Mark Zuckerberg's Magic Touch
HBR.org 2012-05-18
Facebook's shares open for trading today. Chances are, you're holding your breath or rolling your eyes. Whether you're inspired or baffled about the company's valuation and prospects, the occasion is hard to ignore. What we are witnessing, and participating in, is more than an IPO. It's a collective rite. The event will sanction Mark Zuckerberg's place in the pantheon of innovative entrepreneurs who built fortunes upon technologies that changed the world, or more precisely, that changed the way people experienced and lived in the world. At a time when identities and communities are as fluid as ever, Zuckerberg grasped, before and better than anyone else, the craving for spaces where we can hold on to — or reinvent — ourselves in relation to others. He gave existential questions of uniqueness and belonging a twenty-first century home on the web.
The share of the world population attracted to Facebook, and the time we spend on it, has grown in parallel with the mystique surrounding its founder. Zuckerberg's appeal has long transcended the boundaries of the business and technology communities. This is nowhere more apparent than in the media coverage of his attire.

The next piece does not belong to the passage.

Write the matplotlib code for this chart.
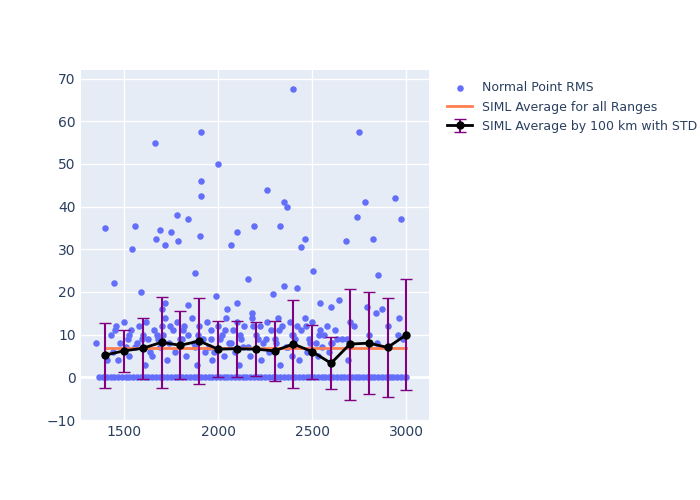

When he showed up in a hoodie for a meeting with potential investors in New York City recently, Wall Street analysts and financial journalists turned into fashion critics and psychoanalysts for the day. Depending on whose opinion you read, his signature garment was a signal of immaturity, confidence, defiance, conformity, insensitivity, consistency, carelessness, or calculation. The hoodie was clearly in the eye of the beholder. The episode was a microcosm of an ongoing collective preoccupation with the motives and moves of the brilliant young man on whose "book" we have become accustomed to writing our own stories. It was one among many attempts to unveil the magic of Zuckerberg's leadership, which only further revealed our fascination with him. This is not a new phenomenon. Leaders in every sphere, at every level, have been treated to a mixture of scrutiny and mythologizing since times immemorial. We try to capture and dissect their vision, character, abilities, clothing — their luck, even. But those never fully explain the magic that keeps us enthralled. Because what attracts us — or repels us, or turns us off — is not just how they think and act, or the stories they tell. It's the stories they represent. On the one hand, the story Mark Zuckerberg embodies is quintessentially contemporary. He is a poster boy, architect, and beneficiary of the intermingling of our off- and on-line lives. He is a role model for a generation whose members view entrepreneurship as the best avenue to express themselves and serve society with their work.
On the other hand, his story is not entirely new. It is a story of ambition and genius that meet opportunity; of impeccable timing and ruthless focus; of the geek that becomes a star; of the once marginal that makes it to the top. It is a story known by many as "the American dream," and regarded with as much reverence and suspicion nowadays — salvation for some, illusion for others — as its hooded incarnation. Leaders can learn three important lessons from Zuckerberg's appeal and in the scrutiny that surrounds him: Charisma and vulnerability go hand in hand. What gives leaders their magic appeal is our collective desire for stories that give meaning and hope to our lives and communities. People for whom your story holds promise will hold you in high regard. Those who are left out, or for whom the story spells danger, will likely vilify you. Your people's adulation and others' contempt may push you into becoming an even more fervent advocate of your story — and make it harder for you to challenge it, change it, or bridge it to others. This is how great ideas, over time, degenerate into absolute beliefs.
Scrutiny comes with the job. When you are leading, don't blame people for questioning your motives and your competence. It's how they determine whether or not to trust you. Scrutiny reveals your courage and integrity. People will only follow you if you articulate clearly and embody credibly a story that is theirs as much as yours. So make it personal, but not about you. Leaders need grounding, not insulation. You are going to need support to remain grounded in your story without losing the capacity to question it. Avoid surrounding yourself with people that only protect you and bolster your appeal.
Being bestowed with the magic of leadership can be wonderful, burdensome, seductive, or intoxicating. Using it well requires giving yourself to a story that you and your followers hold dear, but without giving yourself up. Owning it fully without becoming so possessed by it that you stop revisiting it and considering its consequences. Taking your ambitions and others' expectations seriously without being controlled by either. Looked at this way, leadership is like a hoodie. How you feel about it, if you care at all, depends on whose shoulders it rests and what that person means to you. If you like it, don't sit on your admiration. Get one yourself. When it rests upon your shoulders, make sure that it suits you and it helps you show up. You will never be able to predict, let alone control, what others see. You will have to work with it.